Vintage Tyres Will Be Exempt from S-Marking Laws, Won’t They?
This means your stock needs to have two seven-digit marks – one for the e-mark and one for the s-mark. While you are probably already thinking vintage tyres will be covered by exemptions you may be surprised to learn that you are both right and wrong. It depends how you define a vintage tyre. You see the latest EU directive (the rolling resistance, wet-grip and noise one – regulation 316 as it is known) describes the 2012 law’s exemptions like this: “Some categories of tyres, including…tyres intended only for vehicles registered before 1990.” However, there is a crucial difference in the wording between this and the s-mark rule set to start in October this year. In this version (2001/43/EEC) the word defines tyres exempted on the basis of their age as: “…tyres designed only to be fitted to vehicles registered for the first time before 1 October 1980.” So while the apparent exemption appears to get wider with the introduction of regulation 316 in 2012, what happens to all those tyres that don’t comply in the meantime?
To put this into a tangible perspective, here’s a practical example of what this time gap means. Tyres for a car like the classic Ford Capri produced 30 or 40 years ago would be safe. Nothing much takes that size at the moment and when it comes to replicas of the OE fitment the law is pretty clear that these tyres are exempt from the new s-marking regulations. However when it comes to covers for the classic Mini, which ceased production around 1991, things are as clear as a rally winning Mini Cooper’s wheel-arch mud. And what about collectors that are seeking tyres specifically for their idiosyncratic squeal – which would almost certainly rule them out, according to the new law? Despite the fact 2001/43 comes into force just a couple of years before regulation 316 (that’s the 2012 labelling law) it moves the goal posts on what’s exempt on the grounds of being a classic car tyre by about a decade. This raises the question about a tyre that fits the aforementioned Mini, but wasn’t actually OE on the production line. Does this count as a tyre designed only to be fitted to vehicles registered for the first time before 1 October 1980? So, does this confusion in the market mean manufacturers will have to invest in new moulds and testing procedures to – ironically – bring some of these borderline vintage tyres up to date? The are two reasons why modifying vintage tyres in this way is objectionable. Because it goes against the ‘authentic parts on authentic vehicles’ philosophy of some collectors and secondly, because of the cost (financially, in terms of know-how, and certification) necessary for compliance. You see s-marking tyres is far more than adding an inverted ‘S’ to the sidewall mould. While this article doesn’t have the scope to focus on the exact details of these requirements, the new laws force the manufacturers to produce tyres to technological standards that just weren’t attainable using the tread patterns, tyre compounds and manufacturing technologies of yesteryear. For the same reason that a tyre produced today is between 20 and 50 per cent better in most respects (see radar chart) a tyre produced in 1976 cannot, for example, simply cannot achieve today’s sound standards without radical changes in tread design, rubber compounds and carcass construction.

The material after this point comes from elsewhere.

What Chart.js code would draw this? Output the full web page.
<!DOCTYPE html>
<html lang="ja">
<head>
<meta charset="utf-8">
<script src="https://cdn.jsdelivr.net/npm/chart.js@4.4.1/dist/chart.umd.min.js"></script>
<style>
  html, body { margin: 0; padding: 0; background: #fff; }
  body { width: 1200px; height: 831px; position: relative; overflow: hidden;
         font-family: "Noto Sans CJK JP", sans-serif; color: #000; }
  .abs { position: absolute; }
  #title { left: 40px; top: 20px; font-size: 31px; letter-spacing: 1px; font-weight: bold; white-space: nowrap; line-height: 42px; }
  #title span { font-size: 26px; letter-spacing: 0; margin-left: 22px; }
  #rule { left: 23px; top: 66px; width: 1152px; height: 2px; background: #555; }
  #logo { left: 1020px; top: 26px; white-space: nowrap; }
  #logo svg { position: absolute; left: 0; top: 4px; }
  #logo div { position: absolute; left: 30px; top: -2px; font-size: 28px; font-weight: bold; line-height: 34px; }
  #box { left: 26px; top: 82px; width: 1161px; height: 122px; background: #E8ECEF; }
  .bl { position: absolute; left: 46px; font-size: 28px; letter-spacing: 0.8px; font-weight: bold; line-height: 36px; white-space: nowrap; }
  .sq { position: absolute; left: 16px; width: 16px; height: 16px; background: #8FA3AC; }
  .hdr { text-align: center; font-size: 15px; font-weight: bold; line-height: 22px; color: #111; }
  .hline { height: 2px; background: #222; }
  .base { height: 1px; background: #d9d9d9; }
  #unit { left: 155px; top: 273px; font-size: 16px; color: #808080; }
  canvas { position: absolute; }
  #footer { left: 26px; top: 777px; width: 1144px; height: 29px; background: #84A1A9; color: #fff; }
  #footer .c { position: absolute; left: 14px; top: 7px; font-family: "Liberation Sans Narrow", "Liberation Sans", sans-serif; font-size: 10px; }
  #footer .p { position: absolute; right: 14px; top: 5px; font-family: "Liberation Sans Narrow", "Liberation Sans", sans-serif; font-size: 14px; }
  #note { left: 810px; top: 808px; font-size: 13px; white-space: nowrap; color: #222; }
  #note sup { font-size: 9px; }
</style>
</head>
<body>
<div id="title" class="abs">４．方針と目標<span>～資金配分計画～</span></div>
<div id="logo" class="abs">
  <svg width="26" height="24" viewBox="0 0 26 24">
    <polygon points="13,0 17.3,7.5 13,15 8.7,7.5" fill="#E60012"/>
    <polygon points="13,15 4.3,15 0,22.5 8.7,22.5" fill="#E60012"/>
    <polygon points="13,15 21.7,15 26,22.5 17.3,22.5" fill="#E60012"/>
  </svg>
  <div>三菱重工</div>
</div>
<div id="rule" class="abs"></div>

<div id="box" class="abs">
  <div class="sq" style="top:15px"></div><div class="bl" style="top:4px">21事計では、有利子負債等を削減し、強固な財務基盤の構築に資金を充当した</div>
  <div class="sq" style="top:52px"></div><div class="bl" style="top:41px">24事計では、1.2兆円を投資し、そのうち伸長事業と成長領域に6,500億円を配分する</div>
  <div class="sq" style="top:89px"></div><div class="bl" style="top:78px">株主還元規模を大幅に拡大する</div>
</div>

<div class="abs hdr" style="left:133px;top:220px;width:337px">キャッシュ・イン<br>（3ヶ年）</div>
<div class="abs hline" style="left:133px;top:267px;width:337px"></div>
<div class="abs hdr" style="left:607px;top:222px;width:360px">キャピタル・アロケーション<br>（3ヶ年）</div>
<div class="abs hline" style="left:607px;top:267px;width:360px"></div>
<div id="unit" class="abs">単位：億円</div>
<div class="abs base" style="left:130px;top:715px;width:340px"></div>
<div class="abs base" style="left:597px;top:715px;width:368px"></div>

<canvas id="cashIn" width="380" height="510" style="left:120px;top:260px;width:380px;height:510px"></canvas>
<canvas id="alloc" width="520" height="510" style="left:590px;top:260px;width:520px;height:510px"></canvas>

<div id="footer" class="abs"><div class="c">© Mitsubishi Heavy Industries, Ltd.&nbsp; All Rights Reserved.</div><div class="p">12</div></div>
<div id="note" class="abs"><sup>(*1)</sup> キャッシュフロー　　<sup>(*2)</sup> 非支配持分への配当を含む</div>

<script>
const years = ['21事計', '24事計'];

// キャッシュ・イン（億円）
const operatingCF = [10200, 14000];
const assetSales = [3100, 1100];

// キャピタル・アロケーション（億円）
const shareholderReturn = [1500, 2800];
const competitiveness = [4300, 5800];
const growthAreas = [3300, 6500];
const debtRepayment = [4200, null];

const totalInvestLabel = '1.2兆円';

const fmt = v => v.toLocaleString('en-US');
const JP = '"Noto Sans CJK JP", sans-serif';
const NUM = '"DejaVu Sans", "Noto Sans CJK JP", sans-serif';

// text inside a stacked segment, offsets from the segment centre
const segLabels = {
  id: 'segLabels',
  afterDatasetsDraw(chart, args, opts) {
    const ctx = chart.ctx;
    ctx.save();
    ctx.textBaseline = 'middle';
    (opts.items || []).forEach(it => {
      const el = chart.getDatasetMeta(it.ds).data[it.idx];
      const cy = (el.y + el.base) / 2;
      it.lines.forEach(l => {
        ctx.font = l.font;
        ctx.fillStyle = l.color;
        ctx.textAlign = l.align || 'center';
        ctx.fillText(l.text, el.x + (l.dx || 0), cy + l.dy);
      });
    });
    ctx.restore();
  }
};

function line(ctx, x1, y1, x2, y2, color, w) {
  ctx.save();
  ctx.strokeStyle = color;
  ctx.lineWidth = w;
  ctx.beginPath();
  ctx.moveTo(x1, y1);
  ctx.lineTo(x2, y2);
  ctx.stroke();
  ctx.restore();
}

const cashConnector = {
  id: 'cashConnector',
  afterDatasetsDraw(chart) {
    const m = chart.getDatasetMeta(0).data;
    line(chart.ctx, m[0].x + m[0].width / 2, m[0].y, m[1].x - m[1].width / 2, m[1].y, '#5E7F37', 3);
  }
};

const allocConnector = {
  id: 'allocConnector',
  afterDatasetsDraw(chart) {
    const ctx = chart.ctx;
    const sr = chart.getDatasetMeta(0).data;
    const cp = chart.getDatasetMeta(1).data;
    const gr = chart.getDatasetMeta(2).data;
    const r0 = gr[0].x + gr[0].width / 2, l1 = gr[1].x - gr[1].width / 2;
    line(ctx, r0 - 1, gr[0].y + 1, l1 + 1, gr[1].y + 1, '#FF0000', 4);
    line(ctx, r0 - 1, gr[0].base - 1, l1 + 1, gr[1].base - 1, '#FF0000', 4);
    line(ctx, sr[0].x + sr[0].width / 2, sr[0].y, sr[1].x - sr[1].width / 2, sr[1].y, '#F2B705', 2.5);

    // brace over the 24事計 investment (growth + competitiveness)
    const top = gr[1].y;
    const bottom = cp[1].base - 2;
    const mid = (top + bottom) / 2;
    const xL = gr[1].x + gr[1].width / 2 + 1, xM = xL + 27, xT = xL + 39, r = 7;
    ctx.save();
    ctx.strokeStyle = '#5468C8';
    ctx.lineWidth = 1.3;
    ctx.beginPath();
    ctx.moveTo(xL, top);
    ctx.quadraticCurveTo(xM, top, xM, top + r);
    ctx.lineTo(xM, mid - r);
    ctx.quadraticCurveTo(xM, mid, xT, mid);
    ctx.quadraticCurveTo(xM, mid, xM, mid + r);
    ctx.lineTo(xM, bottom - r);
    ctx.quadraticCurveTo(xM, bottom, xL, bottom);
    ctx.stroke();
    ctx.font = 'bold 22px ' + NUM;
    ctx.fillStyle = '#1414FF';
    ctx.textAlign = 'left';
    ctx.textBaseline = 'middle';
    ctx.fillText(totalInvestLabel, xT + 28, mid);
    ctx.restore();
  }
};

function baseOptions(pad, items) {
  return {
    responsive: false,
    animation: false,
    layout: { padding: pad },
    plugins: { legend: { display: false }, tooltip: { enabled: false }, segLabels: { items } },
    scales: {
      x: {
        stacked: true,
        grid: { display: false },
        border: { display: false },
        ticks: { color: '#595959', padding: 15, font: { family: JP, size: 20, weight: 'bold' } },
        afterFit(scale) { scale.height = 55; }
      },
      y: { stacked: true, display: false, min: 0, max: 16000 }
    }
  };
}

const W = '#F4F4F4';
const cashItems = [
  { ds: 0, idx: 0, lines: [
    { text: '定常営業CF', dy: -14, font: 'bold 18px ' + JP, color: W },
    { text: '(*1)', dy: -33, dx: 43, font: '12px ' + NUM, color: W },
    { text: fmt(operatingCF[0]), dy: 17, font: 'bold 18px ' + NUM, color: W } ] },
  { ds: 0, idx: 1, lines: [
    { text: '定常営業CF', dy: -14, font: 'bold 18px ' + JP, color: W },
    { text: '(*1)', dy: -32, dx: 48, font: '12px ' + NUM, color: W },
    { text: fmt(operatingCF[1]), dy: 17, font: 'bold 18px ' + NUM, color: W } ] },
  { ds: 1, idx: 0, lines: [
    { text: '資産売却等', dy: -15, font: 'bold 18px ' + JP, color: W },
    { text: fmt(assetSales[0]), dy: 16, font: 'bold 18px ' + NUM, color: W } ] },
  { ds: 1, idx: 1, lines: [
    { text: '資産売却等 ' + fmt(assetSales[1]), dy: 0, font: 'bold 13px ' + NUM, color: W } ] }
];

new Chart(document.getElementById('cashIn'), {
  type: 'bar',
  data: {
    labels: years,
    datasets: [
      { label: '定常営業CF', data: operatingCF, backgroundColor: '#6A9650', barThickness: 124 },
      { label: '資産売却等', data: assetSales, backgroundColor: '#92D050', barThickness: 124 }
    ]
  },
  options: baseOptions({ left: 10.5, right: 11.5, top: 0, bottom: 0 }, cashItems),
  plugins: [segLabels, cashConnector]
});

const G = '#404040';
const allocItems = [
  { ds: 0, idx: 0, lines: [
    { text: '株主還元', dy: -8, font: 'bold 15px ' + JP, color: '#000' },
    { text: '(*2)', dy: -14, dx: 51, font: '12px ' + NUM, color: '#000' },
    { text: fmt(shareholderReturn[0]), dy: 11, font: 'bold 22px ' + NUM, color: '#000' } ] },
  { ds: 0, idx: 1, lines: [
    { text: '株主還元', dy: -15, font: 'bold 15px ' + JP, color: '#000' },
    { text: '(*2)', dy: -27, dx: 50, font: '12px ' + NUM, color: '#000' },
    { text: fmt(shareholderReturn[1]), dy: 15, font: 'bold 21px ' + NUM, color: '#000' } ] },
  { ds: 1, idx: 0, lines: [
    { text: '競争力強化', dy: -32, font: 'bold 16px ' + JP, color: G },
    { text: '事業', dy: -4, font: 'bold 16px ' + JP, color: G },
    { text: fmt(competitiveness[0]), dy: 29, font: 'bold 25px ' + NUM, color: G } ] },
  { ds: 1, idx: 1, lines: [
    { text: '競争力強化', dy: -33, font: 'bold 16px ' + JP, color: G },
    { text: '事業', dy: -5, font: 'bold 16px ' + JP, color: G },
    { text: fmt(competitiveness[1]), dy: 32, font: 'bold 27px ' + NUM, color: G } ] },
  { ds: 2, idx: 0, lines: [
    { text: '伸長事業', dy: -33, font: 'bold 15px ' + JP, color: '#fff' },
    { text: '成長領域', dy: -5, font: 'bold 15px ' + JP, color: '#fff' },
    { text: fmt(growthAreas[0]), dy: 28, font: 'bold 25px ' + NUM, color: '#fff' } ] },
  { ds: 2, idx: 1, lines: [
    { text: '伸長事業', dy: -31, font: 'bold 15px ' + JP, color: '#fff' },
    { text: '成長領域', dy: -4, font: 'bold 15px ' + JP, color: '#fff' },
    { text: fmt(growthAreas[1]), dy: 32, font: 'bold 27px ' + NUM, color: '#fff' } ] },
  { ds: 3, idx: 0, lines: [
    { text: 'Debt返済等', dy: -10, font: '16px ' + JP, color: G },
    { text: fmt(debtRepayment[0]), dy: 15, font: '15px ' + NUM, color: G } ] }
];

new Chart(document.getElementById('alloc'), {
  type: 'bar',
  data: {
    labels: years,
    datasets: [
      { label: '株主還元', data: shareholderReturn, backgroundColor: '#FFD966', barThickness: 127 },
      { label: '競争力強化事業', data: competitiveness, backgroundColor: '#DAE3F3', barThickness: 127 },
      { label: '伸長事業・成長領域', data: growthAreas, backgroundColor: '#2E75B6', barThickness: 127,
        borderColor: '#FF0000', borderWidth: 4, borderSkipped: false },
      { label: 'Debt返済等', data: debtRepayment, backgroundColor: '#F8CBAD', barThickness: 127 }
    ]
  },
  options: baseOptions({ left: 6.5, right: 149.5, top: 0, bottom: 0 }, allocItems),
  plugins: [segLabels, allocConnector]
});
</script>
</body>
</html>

And this brings us back to first point about authenticity, if all these changes are implemented, the tyre’s size (and perhaps white sidewalls) would be the only thing linking the product back to its ‘original’ fitment. So what options are left? T&A has it on good authority that the UK tyre market potentially has millions of apparently illegitimate tyres. That’s not to say they aren’t quite enough, they just don’t have the right markings. A fair few of these fall in the disputed vintage tyre category and for the reasons stated above the manufacturers are unlikely to overhaul these products’ designs so they conform to the new standards. This means classic mini, Golf owners could be forced off the roads at their next MOT when it becomes apparent that neither their current tyres, nor their replacements are s-marked. And with regard to wider market, either the rules have to be relaxed or tonnes of virgin rubber will have to be scrapped in the name of environmental noise regulations. At the time of going to press T&A learnt that a certain industry body is preparing to lobby government on the subject – the results of which will no-doubt have a marked effect on how the tyre trade proceeds. So, as we are certainly not lawyers and therefore in no position to give legal advice, T&A’s best suggestion is that you contact one of the select bunch of UK vintage tyre suppliers (you can count the members of this elite group on one hand) or even smaller collection of UK-based vintage tyre makers (literally just a couple – Dunlop and Cooper) regarding your supplies of antique, classic or retro rubber.